George Gordon Byron, who had a club foot and was subject to sudden rages, was physically abused as a child by his nurse and sexually abused by the tutor who was supposed to look after him. Byron experimented with sexual relationships with both men and women, among them Claire. Claire had had relations with Shelley and had conceived and aborted a child with him, but Shelley had preferred Mary and had introduced Claire to Lord Byron. The four of them gathered at Villa Diodati, rented by Byron, who came in the company of his secretary/physician/lover John William Polidori.

The five spent their time in séances, walks, sexual intercourse of all kinds (though Mary and Claire were sisters) and reading, including the works of Abbot Barruel. It was Shelley, in particular, who suggested that the group read the Jesuit's works, especially the one devoted to the Illuminati of Bavaria, a secret society which aimed to return to the 'state of nature' by freeing the passions and practising vices. Obviously, while Abbot Barruel intended to unmask and denounce the project of the Illuminati, Shelley intended to propose it as an initiatory model to his friends: the subversion of the moral order as a prelude to the subversion of the political order. Exactly: the first sexual revolution in history. The five revolutionaries' stay in Geneva, however, had several consequences. First of all, it was there that two primordial Gothic tales saw the light of day: Mary's Frankenstein and Polidori's The Vampire.

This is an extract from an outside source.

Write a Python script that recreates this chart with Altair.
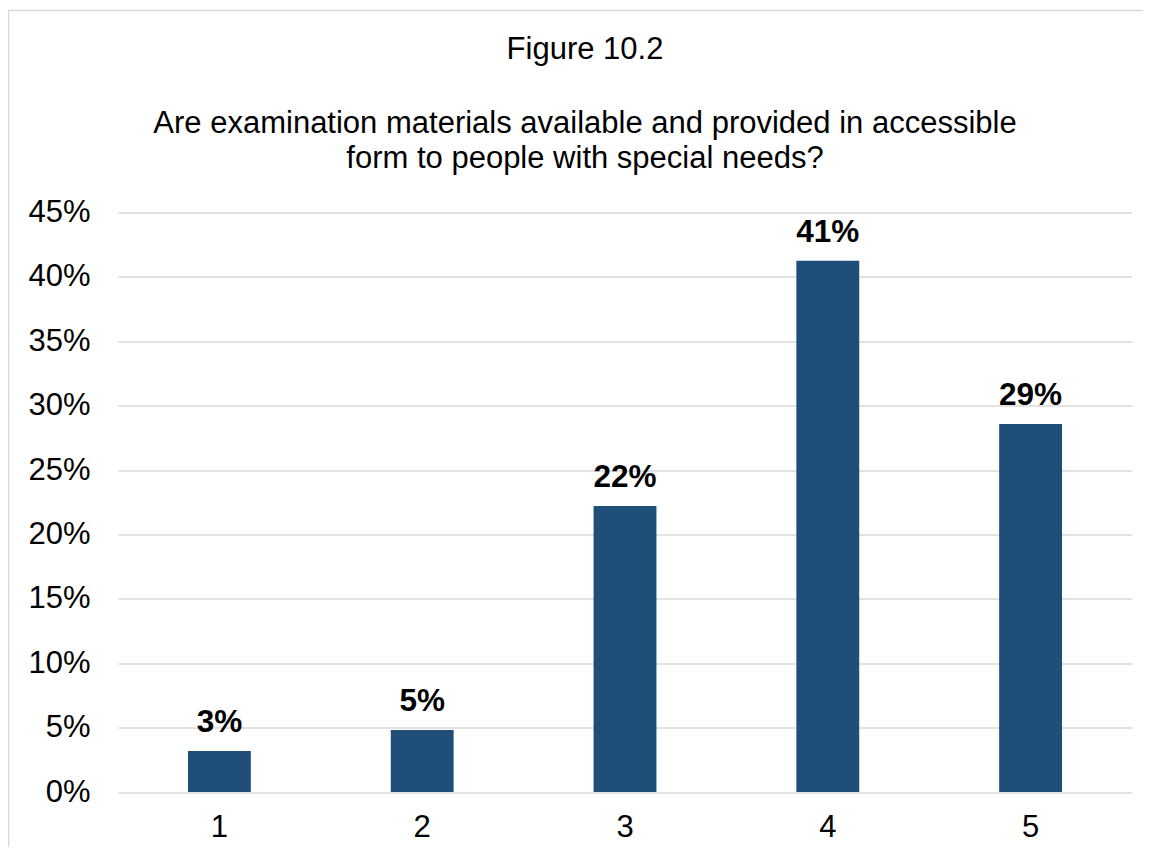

In the figure of Victor Frankenstein, some have seen a portrait of Shelley, a lover of occultism and galvanism, convinced that to discover the secret of life it is necessary to immerse oneself in death, decomposition and desecration. The Vampire would also appear to be a portrait of one of the participants in the meetings at Villa Diodati. The vampire, Lord Ruthven, hungrier for sex than for blood, has the extraordinary ability to plunge all those who meet him into an abyss of pain, death and moral depravity. It is likely that Polidori wanted to take revenge on his unfaithful and cruel lover, Lord Byron, by modelling the character of the vampire on him.

One of the consequences of the nights at Villa Diodati was Claire and Byron's daughter, Allegra, born in January 1817. On their return from Switzerland, however, the group was greeted by two suicides: Mary and Claire's sister Fanny, who took her own life at 22 with laudanum; and Shelley's wife Harriett, who committed suicide at 21 by throwing herself into the Serpentine River. Shelley, now free, was able to marry Mary. Polidori also killed himself in 1821, aged 26.

Why was it that the first sexual revolution (just like the subsequent ones) resulted in horror and death? To understand this, it is sufficient to recall Freud's second topical argument, according to which the psyche is divided into Id, Ego and Superego. The Id, the primitive and original part, is a 'cauldron of seething impulses', in particular sexual impulses and death impulses; the Ego is formed when the psyche is confronted with reality and must take on a civilised and urbane appearance; the Superego, the villain of the Freudian fable, is the rigid and repressive moral authority. The sexual revolution sweeps away the moral and religious norms that regulate human sexuality; in other words, it removes the Superego in order to liberate the sexual drives of the Id. The problem is that in the Id there are not only sexual drives; there are also death drives which, in horror literature, take the form of monsters (Frankenstein's monster, the vampire...). Eliminating the superego means, therefore, leaving the field open to unregulated sexuality... and to horror.

This is why the film about the first sexual revolution is a horror movie.